BEGIN

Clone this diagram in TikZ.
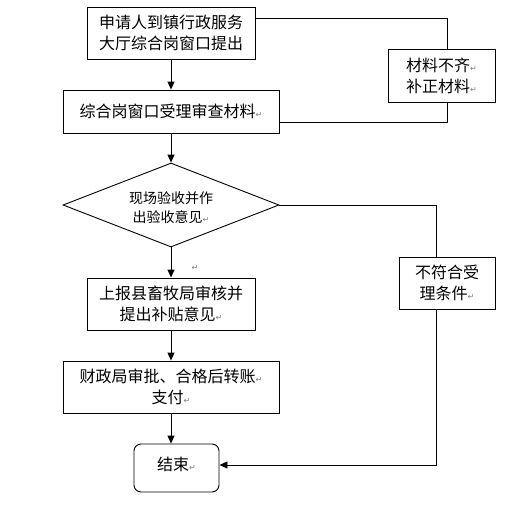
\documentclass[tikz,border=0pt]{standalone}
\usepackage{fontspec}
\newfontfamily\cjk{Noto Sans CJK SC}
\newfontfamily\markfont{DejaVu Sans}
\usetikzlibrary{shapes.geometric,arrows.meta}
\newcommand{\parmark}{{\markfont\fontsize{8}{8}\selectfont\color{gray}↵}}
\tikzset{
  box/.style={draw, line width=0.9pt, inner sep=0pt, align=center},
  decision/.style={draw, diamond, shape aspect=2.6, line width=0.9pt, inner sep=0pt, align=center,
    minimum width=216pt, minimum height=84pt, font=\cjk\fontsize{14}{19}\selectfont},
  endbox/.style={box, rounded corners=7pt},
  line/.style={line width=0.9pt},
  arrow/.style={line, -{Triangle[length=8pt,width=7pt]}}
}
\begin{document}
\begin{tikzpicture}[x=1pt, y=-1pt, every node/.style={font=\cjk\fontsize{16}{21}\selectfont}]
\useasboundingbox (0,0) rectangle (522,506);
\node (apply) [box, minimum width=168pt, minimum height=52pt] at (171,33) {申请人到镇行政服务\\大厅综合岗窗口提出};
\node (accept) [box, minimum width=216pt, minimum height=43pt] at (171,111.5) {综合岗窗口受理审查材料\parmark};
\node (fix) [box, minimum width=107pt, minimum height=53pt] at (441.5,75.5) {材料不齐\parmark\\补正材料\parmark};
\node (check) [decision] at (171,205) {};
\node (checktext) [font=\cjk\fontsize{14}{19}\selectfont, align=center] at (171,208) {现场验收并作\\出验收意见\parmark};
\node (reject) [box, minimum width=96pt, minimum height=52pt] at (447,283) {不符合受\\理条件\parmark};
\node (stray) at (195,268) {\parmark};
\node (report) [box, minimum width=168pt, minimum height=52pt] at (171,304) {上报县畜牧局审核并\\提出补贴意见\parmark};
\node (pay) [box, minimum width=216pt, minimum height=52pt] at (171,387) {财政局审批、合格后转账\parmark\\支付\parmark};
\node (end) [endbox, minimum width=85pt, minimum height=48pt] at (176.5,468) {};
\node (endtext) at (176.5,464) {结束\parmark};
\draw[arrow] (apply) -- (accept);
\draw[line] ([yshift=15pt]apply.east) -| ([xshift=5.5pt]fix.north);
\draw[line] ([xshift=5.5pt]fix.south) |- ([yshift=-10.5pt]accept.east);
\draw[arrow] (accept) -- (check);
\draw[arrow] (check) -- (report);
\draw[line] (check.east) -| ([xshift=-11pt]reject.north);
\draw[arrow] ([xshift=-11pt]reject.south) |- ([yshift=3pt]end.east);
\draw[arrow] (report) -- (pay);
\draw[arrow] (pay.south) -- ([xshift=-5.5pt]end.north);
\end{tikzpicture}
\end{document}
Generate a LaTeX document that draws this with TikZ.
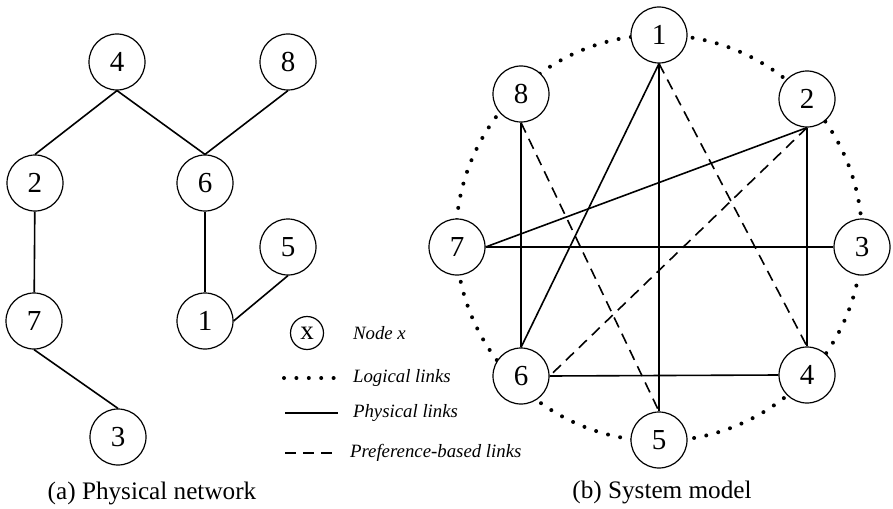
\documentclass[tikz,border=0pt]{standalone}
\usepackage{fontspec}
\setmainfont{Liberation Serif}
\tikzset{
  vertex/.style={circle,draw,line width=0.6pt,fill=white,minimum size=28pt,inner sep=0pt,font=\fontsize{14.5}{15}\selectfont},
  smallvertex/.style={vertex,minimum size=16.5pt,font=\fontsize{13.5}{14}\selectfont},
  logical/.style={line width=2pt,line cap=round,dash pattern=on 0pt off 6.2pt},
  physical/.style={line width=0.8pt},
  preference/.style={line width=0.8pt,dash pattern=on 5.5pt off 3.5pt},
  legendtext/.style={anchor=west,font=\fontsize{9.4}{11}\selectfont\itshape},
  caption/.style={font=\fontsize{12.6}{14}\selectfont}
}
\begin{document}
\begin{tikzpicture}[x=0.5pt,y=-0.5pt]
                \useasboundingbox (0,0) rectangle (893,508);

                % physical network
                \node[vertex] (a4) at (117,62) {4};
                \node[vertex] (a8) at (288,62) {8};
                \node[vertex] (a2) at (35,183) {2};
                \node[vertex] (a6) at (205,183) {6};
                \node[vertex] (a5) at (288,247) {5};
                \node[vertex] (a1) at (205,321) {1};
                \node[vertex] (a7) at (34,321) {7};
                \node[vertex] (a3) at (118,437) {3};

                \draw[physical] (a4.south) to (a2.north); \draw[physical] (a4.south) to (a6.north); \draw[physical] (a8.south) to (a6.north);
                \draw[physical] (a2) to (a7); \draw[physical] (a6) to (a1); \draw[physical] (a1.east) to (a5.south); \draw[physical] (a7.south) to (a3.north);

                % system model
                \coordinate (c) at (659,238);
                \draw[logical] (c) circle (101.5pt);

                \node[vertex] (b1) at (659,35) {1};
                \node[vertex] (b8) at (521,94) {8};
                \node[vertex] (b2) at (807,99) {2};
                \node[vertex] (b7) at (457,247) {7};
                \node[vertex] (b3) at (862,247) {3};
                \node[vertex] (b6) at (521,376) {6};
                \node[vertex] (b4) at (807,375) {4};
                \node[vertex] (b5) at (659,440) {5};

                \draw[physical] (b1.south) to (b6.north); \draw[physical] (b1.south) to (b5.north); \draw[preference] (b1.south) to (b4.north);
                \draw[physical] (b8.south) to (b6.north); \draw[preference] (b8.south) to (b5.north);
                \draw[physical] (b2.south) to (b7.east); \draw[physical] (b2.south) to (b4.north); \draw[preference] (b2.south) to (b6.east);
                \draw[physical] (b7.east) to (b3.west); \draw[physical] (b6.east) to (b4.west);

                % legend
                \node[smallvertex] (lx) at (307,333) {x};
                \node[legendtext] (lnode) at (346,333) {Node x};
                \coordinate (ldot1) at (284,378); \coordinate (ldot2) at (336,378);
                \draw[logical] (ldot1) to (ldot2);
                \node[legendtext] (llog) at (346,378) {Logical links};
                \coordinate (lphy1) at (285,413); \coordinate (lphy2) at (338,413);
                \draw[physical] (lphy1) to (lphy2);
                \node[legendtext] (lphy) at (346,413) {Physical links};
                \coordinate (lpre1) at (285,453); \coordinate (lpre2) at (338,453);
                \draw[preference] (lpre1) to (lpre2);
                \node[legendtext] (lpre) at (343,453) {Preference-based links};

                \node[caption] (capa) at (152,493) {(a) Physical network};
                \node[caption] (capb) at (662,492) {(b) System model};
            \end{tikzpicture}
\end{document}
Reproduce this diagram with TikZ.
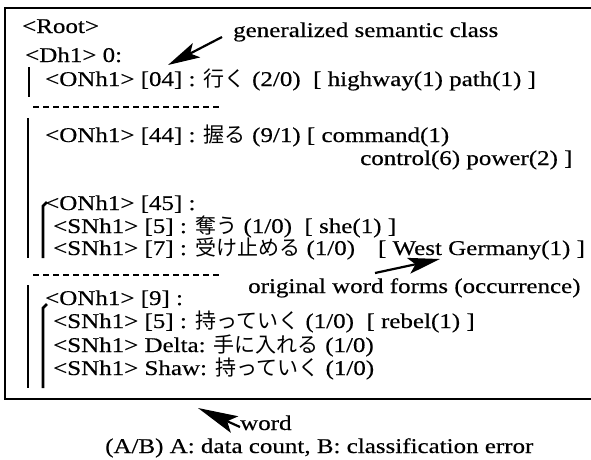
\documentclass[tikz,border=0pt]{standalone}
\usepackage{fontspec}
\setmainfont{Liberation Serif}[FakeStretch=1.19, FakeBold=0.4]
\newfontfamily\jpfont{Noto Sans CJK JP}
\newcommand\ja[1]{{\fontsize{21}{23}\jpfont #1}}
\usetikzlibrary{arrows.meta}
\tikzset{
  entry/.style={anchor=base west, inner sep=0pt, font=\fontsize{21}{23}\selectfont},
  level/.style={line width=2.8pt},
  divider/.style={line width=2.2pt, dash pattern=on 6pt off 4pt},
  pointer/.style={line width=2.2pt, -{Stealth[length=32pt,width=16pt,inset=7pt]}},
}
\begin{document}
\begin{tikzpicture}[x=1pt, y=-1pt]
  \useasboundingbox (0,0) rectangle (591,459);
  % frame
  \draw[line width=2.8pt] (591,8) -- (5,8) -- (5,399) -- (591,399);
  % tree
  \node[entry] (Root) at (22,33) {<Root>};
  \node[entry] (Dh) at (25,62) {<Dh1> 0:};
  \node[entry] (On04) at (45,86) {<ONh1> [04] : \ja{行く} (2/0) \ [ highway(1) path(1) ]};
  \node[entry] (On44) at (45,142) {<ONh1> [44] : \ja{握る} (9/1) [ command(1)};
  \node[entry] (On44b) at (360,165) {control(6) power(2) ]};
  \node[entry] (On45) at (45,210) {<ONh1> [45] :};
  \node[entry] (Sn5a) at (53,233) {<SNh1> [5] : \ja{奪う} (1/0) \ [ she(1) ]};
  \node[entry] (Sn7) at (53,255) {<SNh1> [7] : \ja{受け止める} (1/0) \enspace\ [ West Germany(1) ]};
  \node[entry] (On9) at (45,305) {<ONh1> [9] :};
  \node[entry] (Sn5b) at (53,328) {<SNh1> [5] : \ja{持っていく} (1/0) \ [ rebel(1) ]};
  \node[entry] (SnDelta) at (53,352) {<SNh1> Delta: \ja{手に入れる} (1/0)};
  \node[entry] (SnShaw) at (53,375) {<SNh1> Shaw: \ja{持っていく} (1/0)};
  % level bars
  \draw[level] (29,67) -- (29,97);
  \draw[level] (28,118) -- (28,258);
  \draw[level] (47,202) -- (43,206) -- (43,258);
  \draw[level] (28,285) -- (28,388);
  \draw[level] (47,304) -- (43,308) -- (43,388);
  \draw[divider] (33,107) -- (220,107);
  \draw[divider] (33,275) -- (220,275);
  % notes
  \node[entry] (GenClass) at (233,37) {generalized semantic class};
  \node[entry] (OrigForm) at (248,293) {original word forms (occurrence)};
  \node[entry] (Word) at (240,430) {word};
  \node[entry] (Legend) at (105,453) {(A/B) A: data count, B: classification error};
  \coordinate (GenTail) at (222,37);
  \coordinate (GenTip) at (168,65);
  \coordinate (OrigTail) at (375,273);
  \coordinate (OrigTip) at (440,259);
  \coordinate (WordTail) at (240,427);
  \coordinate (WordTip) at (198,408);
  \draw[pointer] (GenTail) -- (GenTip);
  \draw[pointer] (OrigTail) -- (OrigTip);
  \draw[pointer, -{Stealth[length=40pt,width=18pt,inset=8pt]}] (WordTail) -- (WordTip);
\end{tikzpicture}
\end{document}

END

__Short task__
Locate each line containing the string "diagram" and show it.

__Response to the exercise__
Clone this diagram in TikZ.
Reproduce this diagram with TikZ.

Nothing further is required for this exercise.